Book Review: Casey Stengel: Baseball’s Greatest Character

by David Ryan, Central Library, Arts, Literature and Sports Department

Casey Stengel: Baseball’s Greatest Character
Marty Appel

“There comes a time in every man’s life, and I’ve had plenty of them.”

Looking back over this week’s winter baseball meetings, it seems that every sports reporter is talking about launch angles, or the possibility of super-agent Scott Boras securing a $400 million paycheck for Bryce Harper. And, as always, the commissioner’s office seems to be concerned only with "the pace of the game."

In this cynical time, it’s relaxing to read about a golden bygone era in baseball when salaries were doled out in the tens of thousands, and players and managers could become "American folk heroes" simply by playing a game. Casey Stengel: Baseball’s Greatest Character by Marty Appel is just such a feel-good biography about a great American sports figure.

Casey Stengel’s (1891-1975) life spanned baseball eras. He was first paid to play baseball while still in high school. In 1908 he pitched for Harzfeld’s, a Kansas City department store, for $1.50 a game. He worked his way through the early 20th century minor league system before breaking into the majors. You’ve probably heard that old Johnny Cash song, "I’ve Been Everywhere." That song could have been the soundtrack for Stengel’s career. Appel lists all the cities Stengel played in or managed at in his 55 years on baseball diamonds and it’s a more of a gazetteer than a resume. (And before you ask, Casey played in Montgomery in 1912 and Birmingham in 1920.) In 1962 at the age of 71, he became the manager of the New York Mets. (Two years later he was still joining his players in on-field fights.)

Over the course of his 55 years playing baseball and managing teams Stengel won ten pennants and seven world championships. What were his secrets? As a player, he described himself as “…such a dangerous hitter I even got intentional walks during batting practice.” Managing, on the other hand, required not power but finesse. “The key," he explained, “to being a good manager is keeping the people who hate me away from those who are still undecided.”

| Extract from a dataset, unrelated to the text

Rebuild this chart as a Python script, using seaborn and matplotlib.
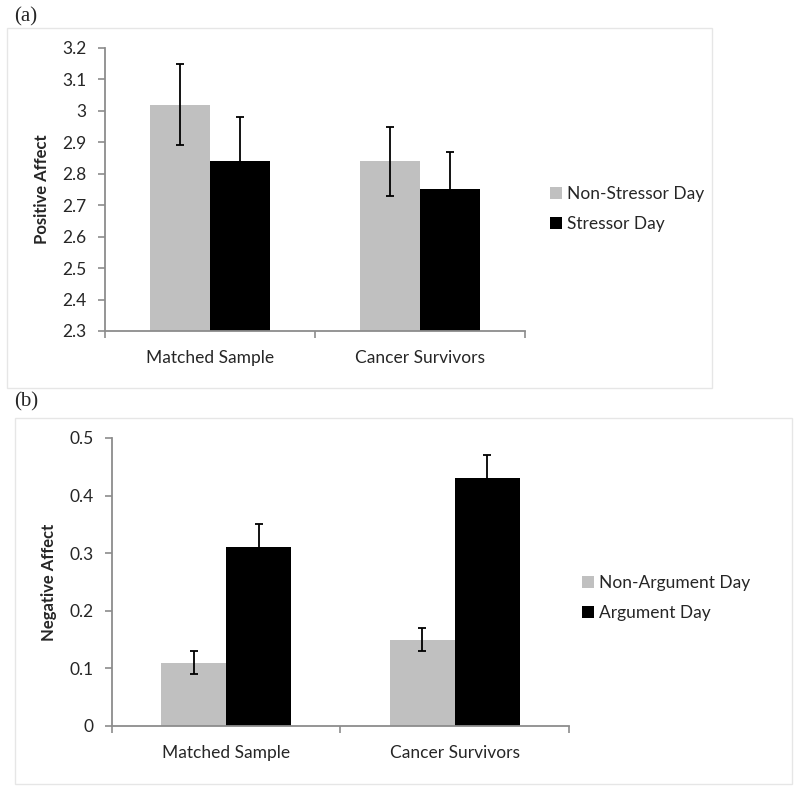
import numpy as np
import pandas as pd
import seaborn as sns
import matplotlib.pyplot as plt
from matplotlib.patches import Rectangle

sns.set_theme(style="ticks")
plt.rcParams['font.family'] = ['Lato', 'DejaVu Sans']

groups = ['Matched Sample', 'Cancer Survivors']

# panel (a): positive affect
stress_levels = ['Non-Stressor Day', 'Stressor Day']
pos_affect = [[3.02, 2.84], [2.84, 2.75]]   # rows = day type, cols = group
pos_err = [[0.13, 0.11], [0.14, 0.12]]

# panel (b): negative affect
arg_levels = ['Non-Argument Day', 'Argument Day']
neg_affect = [[0.11, 0.15], [0.31, 0.43]]
neg_err = [[0.02, 0.02], [0.04, 0.04]]

colors = ['#c0c0c0', '#000000']
spine_col = '#8c8c8c'


def make_df(levels, vals):
    rows = []
    for i, lev in enumerate(levels):
        for j, g in enumerate(groups):
            rows.append({'group': g, 'day': lev, 'value': vals[i][j]})
    return pd.DataFrame(rows)


def draw(ax, levels, vals, errs, ylabel, ylim, yticks):
    df = make_df(levels, vals)
    sns.barplot(data=df, x='group', y='value', hue='day', hue_order=levels,
                order=groups, palette=colors, width=0.57, errorbar=None,
                saturation=1, linewidth=0, ax=ax)
    bar_conts = list(ax.containers)
    for i, cont in enumerate(bar_conts):
        for j, bar in enumerate(cont.patches):
            xc = bar.get_x() + bar.get_width() / 2
            ax.errorbar(xc, bar.get_height(), yerr=errs[i][j], fmt='none',
                        ecolor='black', elinewidth=1.3, capsize=3.2,
                        capthick=1.3, zorder=5)
    ax.set_xlim(-0.5, 1.5)
    ax.set_ylim(*ylim)
    ax.set_yticks(yticks)
    ax.set_yticklabels(['%g' % t for t in yticks])
    ax.set_xticks([-0.5, 0.5, 1.5], minor=True)
    ax.tick_params(axis='x', which='major', length=0, pad=14, labelsize=12.5)
    ax.tick_params(axis='x', which='minor', length=5, width=1.2, color=spine_col,
                   direction='out')
    ax.tick_params(axis='y', length=5, width=1.2, color=spine_col, pad=8,
                   labelsize=12.5)
    ax.set_xlabel('')
    ax.set_ylabel(ylabel, fontsize=12, fontweight='bold', labelpad=9)
    sns.despine(ax=ax)
    for s in ['left', 'bottom']:
        ax.spines[s].set_color(spine_col)
        ax.spines[s].set_linewidth(1.3)
    h, l = ax.get_legend_handles_labels()
    if ax.get_legend() is not None:
        ax.get_legend().remove()
    return h, l


fig = plt.figure(figsize=(8, 7.93), dpi=100)

# chart frames
fig.patches.append(Rectangle((0.009, 0.511), 0.881, 0.454, transform=fig.transFigure,
                             fill=False, edgecolor='#e6e6e6', linewidth=1))
fig.patches.append(Rectangle((0.019, 0.011), 0.971, 0.4615, transform=fig.transFigure,
                             fill=False, edgecolor='#e6e6e6', linewidth=1))

ax1 = fig.add_axes([0.131, 0.5826, 0.525, 0.357])
h, l = draw(ax1, stress_levels, pos_affect, pos_err, 'Positive Affect',
            (2.3, 3.2), np.round(np.arange(2.3, 3.21, 0.1), 1))
fig.legend(h, l, loc='center left', bbox_to_anchor=(0.687, 0.736), frameon=False,
           fontsize=12.5, handlelength=0.7, handleheight=0.7, handletextpad=0.3,
           labelspacing=0.8, borderpad=0, borderaxespad=0)

ax2 = fig.add_axes([0.14, 0.0845, 0.571, 0.3632])
h, l = draw(ax2, arg_levels, neg_affect, neg_err, 'Negative Affect',
            (0, 0.5), np.round(np.arange(0, 0.51, 0.1), 1))
fig.legend(h, l, loc='center left', bbox_to_anchor=(0.727, 0.246), frameon=False,
           fontsize=12.5, handlelength=0.7, handleheight=0.7, handletextpad=0.3,
           labelspacing=0.8, borderpad=0, borderaxespad=0)

fig.text(0.018, 0.979, '(a)', fontsize=15, family='Liberation Serif', va='center')
fig.text(0.018, 0.493, '(b)', fontsize=15, family='Liberation Serif', va='center')

fig.savefig('out.png', dpi=100)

You can see why he’s remembered today as something of a professor of rhetoric to Yogi Berra. Casey was always spouting malapropisms, Freudian slips, and just plain crazy talk. However, beneath the clown’s chatter was a true student of the game, a man who devoted his life to baseball and by the time of his retirement was viewed by the baseball intelligentsia as a don of the American school of baseball. Marty Appel’s biography proves it’s not the pace that make the game perfect, but the characters on the field and in the dugout.